Liabilities are a commonly used term in financial and accounting contexts, referring to the financial obligations or responsibilities of an entity. A solid understanding of liabilities is crucial for maintaining the financial health of an organization or company.
Definition of Liabilities
Liabilities encompass all financial obligations or responsibilities held by an entity at a specific point in time. These obligations may include debts to other parties, employee salary payments, or other responsibilities that the company must fulfill within a specified timeframe.
Characteristics of Liabilities
Liabilities possess several key characteristics. Firstly, they represent obligations that must be settled through cash payments, provision of goods or services, or fulfillment of other obligations.
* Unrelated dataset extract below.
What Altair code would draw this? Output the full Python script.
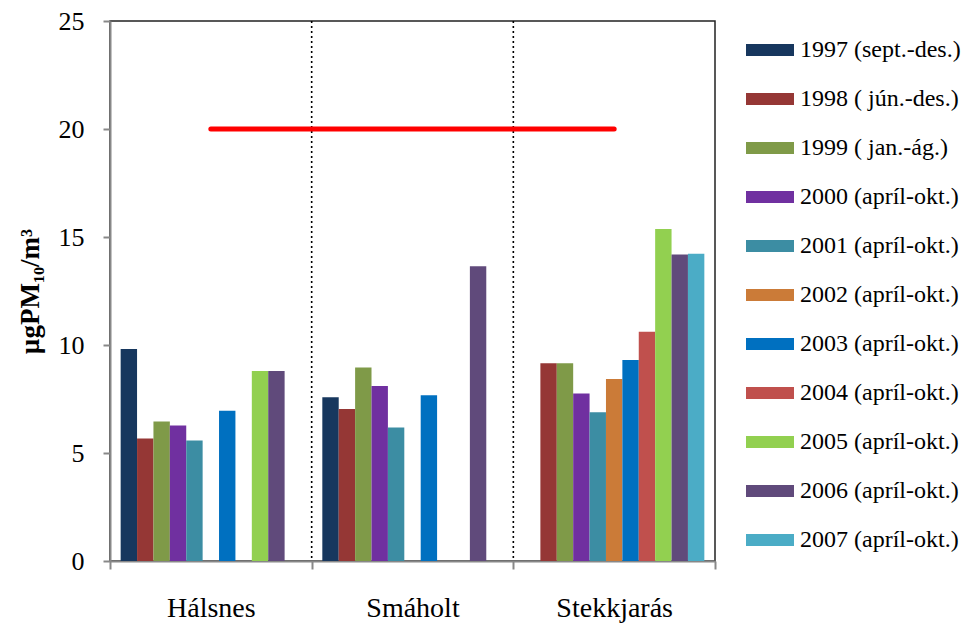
import altair as alt
import pandas as pd

sites = ["Hálsnes", "Smáholt", "Stekkjarás"]
series = [
    "1997 (sept.-des.)",
    "1998 ( jún.-des.)",
    "1999 ( jan.-ág.)",
    "2000 (apríl-okt.)",
    "2001 (apríl-okt.)",
    "2002 (apríl-okt.)",
    "2003 (apríl-okt.)",
    "2004 (apríl-okt.)",
    "2005 (apríl-okt.)",
    "2006 (apríl-okt.)",
    "2007 (apríl-okt.)",
]
colors = ["#17375E", "#953735", "#7F9A48", "#7030A0", "#3C8DA3", "#CB7B38",
          "#0070C0", "#C0504D", "#92D050", "#604A7B", "#4BACC6"]

halsnes = [9.82, 5.67, 6.46, 6.27, 5.58, None, 6.96, None, 8.80, 8.80, None]
smaholt = [7.58, 7.04, 8.96, 8.10, 6.18, None, 7.67, None, None, 13.65, None]
stekkjaras = [None, 9.15, 9.15, 7.76, 6.89, 8.43, 9.30, 10.61, 15.37, 14.19, 14.22]

limit_sites = ["Hálsnes", "Stekkjarás"]
limit_value = 20
y_ticks = [0, 5, 10, 15, 20, 25]

rows = []
for site, vals in zip(sites, [halsnes, smaholt, stekkjaras]):
    for s, v in zip(series, vals):
        if v is not None:
            rows.append({"site": site, "series": s, "value": v})
df = pd.DataFrame(rows)
limit_df = pd.DataFrame({"site": limit_sites, "value": [limit_value] * len(limit_sites)})
sep_df = pd.DataFrame({"site": sites[1:]})

FONT = "Liberation Serif"

x_scale = alt.Scale(domain=sites, paddingInner=0, paddingOuter=0)
y_scale = alt.Scale(domain=[0, 25])

bars = alt.Chart(df).mark_bar().encode(
    x=alt.X("site:N", scale=x_scale, sort=sites,
            axis=alt.Axis(title=None, labelFont=FONT, labelFontSize=28, labelColor="black",
                          labelAlign="center", labelBaseline="alphabetic",
                          tickBand="extent", tickSize=8, tickColor="#888", tickWidth=2,
                          domainColor="#888", domainWidth=2, labelPadding=47, labelAngle=0)),
    xOffset=alt.XOffset("series:N", scale=alt.Scale(domain=series, paddingInner=0, paddingOuter=0.65)),
    y=alt.Y("value:Q", scale=y_scale,
            axis=alt.Axis(values=y_ticks, grid=False, title="µgPM₁₀/m³",
                          titleFont=FONT, titleFontSize=27, titleFontWeight="bold", titleColor="black",
                          titlePadding=14,
                          labelFont=FONT, labelFontSize=26, labelColor="black", labelPadding=19,
                          tickSize=7, tickColor="#888", tickWidth=2,
                          domainColor="#888", domainWidth=2)),
    color=alt.Color("series:N", scale=alt.Scale(domain=series, range=colors),
                    legend=alt.Legend(title=None, orient="none", legendX=636, legendY=5,
                                      symbolType="M-1,-0.25H1V0.25H-1Z", symbolSize=2304,
                                      symbolStrokeWidth=0, symbolOpacity=1,
                                      labelFont=FONT, labelFontSize=24, labelColor="black",
                                      labelOffset=6, rowPadding=13, labelLimit=300)),
)

seps = alt.Chart(sep_df).mark_rule(color="black", strokeDash=[2, 3], strokeWidth=1.6).encode(
    x=alt.X("site:N", bandPosition=0, scale=x_scale, sort=sites)
)

limit = alt.Chart(limit_df).mark_line(color="#FF0000", strokeWidth=5, strokeCap="round").encode(
    x=alt.X("site:N", scale=x_scale, sort=sites),
    y=alt.Y("value:Q", scale=y_scale),
)

chart = alt.layer(seps, bars, limit).properties(
    width=605, height=540,
    autosize=alt.AutoSizeParams(type="none"),
    padding={"left": 102, "top": 13, "right": 246, "bottom": 62},
).configure_view(stroke="#222", strokeWidth=1.5)

chart.save("out.html", embed_options={"renderer": "svg", "actions": False})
Secondly, the repayment period for liabilities can be either short-term or long-term, depending on the terms of the agreement or the nature of the obligation.
Types of Liabilities
There are various types of liabilities, including:
- Current Liabilities: Obligations expected to be settled within one year, such as trade payables and employee salaries.
- Long-term Liabilities: Obligations with a maturity period exceeding one year, such as long-term loans and bonds.
Analyzing Liabilities
Analyzing liabilities is a crucial step in assessing the financial stability of an entity. Some steps involved in analyzing liabilities include:
- Comparison with Assets: Examining the ratio of liabilities to assets to assess how well the entity can meet its obligations using its owned assets.
- Debt-to-Equity Ratio: Calculating the debt-to-equity ratio to evaluate the extent to which the entity utilizes debt in its capital structure.
- Analysis of Maturity Periods: Understanding the maturity periods of liabilities to mitigate liquidity risks or difficulties in meeting obligations.
Liabilities Formula
The fundamental formula for calculating liabilities is:
Liabilities=Current Liabilities+Long-term Liabilities
With a solid understanding of liabilities and accurate analysis, entities can manage their financial obligations more effectively, optimize their capital structure, and ensure sustained financial health.